I am a first-time grandmother to a wonderful, beautiful little grandson, a grandson I will probably only ever know by photographs and maybe, oh how I hope, a rare visit. I have spent the last 11 years in various stages of estrangement from my only child, my son. Well, that’s not really true; there have been two stages – total ghosted estrangement and where we are now – reconciled but distant, communication mostly by text. (I won’t go into the story of our estrangement here since it’s not the point of this post, but if you are new to my blog, please read previous posts for a better understanding of where we are now). There were some phone calls when the baby was born, which gave me hope that maybe that might continue, that maybe my grandchild might be the catalyst to further improve the relationship between my son and I. But alas, the phone calls faded away and we are back to texts, not even texts really, just picture of the baby. And don’t get me wrong – I will take those all day long every day! It’s just bittersweet.
I had so much anxiety leading up to and just after his birth – would I get to see him, get to even know him? Would he be told lies about me? What would he grow up falsely believing about his grandmother? It was overwhelming. But the truth is that I can’t control any of that. If anything, I have learned that we simply cannot control others, not what they do, not what they say, and definitely not what they think. They create the lies – why in the hell should I have to live with the shame of something that isn’t even true??

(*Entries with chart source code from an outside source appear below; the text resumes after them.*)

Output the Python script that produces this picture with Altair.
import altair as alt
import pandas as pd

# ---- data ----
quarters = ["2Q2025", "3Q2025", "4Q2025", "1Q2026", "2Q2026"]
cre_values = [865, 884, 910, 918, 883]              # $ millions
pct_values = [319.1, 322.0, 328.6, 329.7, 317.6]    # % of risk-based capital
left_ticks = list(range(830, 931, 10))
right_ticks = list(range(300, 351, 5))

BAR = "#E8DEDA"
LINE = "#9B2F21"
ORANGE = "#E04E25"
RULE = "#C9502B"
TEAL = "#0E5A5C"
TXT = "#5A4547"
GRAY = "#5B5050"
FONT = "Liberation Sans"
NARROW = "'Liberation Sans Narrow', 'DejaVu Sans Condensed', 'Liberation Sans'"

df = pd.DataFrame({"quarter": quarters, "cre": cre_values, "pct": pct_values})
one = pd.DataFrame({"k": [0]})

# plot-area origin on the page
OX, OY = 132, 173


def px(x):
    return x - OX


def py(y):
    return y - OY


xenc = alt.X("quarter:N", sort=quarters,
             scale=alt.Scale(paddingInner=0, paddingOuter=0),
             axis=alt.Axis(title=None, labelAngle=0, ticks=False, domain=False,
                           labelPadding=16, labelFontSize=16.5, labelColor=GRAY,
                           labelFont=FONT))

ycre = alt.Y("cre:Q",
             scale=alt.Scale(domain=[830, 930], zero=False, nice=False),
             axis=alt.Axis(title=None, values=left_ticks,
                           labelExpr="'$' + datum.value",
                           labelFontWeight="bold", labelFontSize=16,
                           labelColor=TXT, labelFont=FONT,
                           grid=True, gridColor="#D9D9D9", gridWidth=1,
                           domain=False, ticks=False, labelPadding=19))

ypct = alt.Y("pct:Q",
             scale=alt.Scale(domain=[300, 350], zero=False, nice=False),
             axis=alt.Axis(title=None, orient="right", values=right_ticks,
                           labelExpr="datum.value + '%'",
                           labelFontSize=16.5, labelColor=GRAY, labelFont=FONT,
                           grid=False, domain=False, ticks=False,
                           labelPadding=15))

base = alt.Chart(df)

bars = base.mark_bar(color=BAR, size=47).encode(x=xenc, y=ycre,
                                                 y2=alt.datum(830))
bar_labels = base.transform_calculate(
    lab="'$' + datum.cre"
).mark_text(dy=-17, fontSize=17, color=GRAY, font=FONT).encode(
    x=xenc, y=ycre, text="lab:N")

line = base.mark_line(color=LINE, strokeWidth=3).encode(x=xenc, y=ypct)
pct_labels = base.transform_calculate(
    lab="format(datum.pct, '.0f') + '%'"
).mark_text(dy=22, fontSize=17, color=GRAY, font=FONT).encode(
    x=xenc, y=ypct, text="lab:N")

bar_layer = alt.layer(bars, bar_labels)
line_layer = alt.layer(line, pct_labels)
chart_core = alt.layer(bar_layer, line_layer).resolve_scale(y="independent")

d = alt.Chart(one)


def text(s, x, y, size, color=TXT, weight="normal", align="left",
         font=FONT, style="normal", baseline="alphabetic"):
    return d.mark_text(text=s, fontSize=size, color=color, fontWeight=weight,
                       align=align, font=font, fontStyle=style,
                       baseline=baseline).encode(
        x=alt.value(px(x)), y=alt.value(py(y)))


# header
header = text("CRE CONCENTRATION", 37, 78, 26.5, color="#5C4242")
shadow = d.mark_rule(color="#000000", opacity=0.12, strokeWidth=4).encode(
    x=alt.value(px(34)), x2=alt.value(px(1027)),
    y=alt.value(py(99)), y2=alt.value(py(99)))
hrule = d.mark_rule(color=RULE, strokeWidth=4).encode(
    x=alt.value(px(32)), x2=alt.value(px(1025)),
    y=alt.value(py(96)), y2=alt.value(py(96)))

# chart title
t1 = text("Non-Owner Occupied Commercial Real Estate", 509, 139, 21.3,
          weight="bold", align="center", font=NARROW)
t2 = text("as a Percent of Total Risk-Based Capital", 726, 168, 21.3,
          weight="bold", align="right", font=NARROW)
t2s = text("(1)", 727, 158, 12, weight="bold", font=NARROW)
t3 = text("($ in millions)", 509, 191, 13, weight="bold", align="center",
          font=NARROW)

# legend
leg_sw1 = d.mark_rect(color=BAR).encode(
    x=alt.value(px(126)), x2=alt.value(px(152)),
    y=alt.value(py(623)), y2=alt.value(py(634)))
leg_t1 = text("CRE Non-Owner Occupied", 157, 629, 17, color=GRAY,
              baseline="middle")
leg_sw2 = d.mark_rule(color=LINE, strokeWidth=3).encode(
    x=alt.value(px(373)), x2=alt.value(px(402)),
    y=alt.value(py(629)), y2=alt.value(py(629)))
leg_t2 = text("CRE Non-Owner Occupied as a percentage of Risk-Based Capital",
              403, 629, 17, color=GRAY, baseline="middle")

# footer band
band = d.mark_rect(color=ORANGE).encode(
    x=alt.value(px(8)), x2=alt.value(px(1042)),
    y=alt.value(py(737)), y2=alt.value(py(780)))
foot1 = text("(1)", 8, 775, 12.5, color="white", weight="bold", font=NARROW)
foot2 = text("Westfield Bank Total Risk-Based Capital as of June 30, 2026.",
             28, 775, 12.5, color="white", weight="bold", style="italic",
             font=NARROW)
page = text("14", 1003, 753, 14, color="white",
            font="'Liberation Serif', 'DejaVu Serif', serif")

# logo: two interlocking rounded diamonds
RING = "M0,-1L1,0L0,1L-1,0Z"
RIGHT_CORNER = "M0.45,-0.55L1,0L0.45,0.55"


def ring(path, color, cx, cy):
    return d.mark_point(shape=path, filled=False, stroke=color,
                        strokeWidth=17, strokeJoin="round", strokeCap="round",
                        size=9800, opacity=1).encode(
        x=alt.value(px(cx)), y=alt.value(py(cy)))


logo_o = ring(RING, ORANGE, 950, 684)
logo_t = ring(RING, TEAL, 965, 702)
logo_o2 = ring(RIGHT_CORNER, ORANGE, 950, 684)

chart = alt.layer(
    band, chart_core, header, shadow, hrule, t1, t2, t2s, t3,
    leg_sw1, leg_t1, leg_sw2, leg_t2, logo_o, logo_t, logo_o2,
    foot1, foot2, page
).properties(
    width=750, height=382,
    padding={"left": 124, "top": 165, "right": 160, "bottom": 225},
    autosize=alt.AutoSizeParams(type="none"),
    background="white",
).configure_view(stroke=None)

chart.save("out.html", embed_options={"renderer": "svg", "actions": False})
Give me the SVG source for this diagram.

This last week, I felt something odd within me, something new. As the photo texts came in intervals but nothing else, I found that I wasn’t mad, wasn’t sad, if anything perhaps maybe just disappointed. Then I realized, I’ve finally moved on into acceptance. I didn’t try to find it, didn’t force it. It came about naturally, giving some credence I guess to the old adage ‘time heals all wounds‘. But in all seriousness, I have accepted that this is where the relationship is at with my son and this is where my relationship will be with my grandson. There is nothing I can do to change it – I have already tried everything anyway. Although it is my fear come true, I think in some way I knew it could come down to this and I was somehow, after everything else, prepared for it. It is what it is (and I truly hate that expression).
Acceptance. It’s really quite a remarkable feeling. It feels like a thousand tons of weight have been lifted from my shoulders, like the dark pit holding me down has given way a little and released its foothold. It doesn’t mean I have to like how things are – it still sucks! But it doesn’t hurt as much anymore. It doesn’t feel like I have barbed wire bound so tightly around me anymore, holding me in one miserable place where I can’t breathe and can barely move. I can look at the situation for what it is – terrible and completely unfortunate but one in which I can’t control or change. Instead of looking back, maybe I can finally take a step forward and think, “Ok, now what? What can I do today for me, for others, to make today and the world around me better?” I can’t do anything about the past, but just maybe I can let go and start seeing a future again, a future that was so dark and clouded over before that I felt it just didn’t exist for me. Sometimes we have to make our own way forward – and let what others think be damned.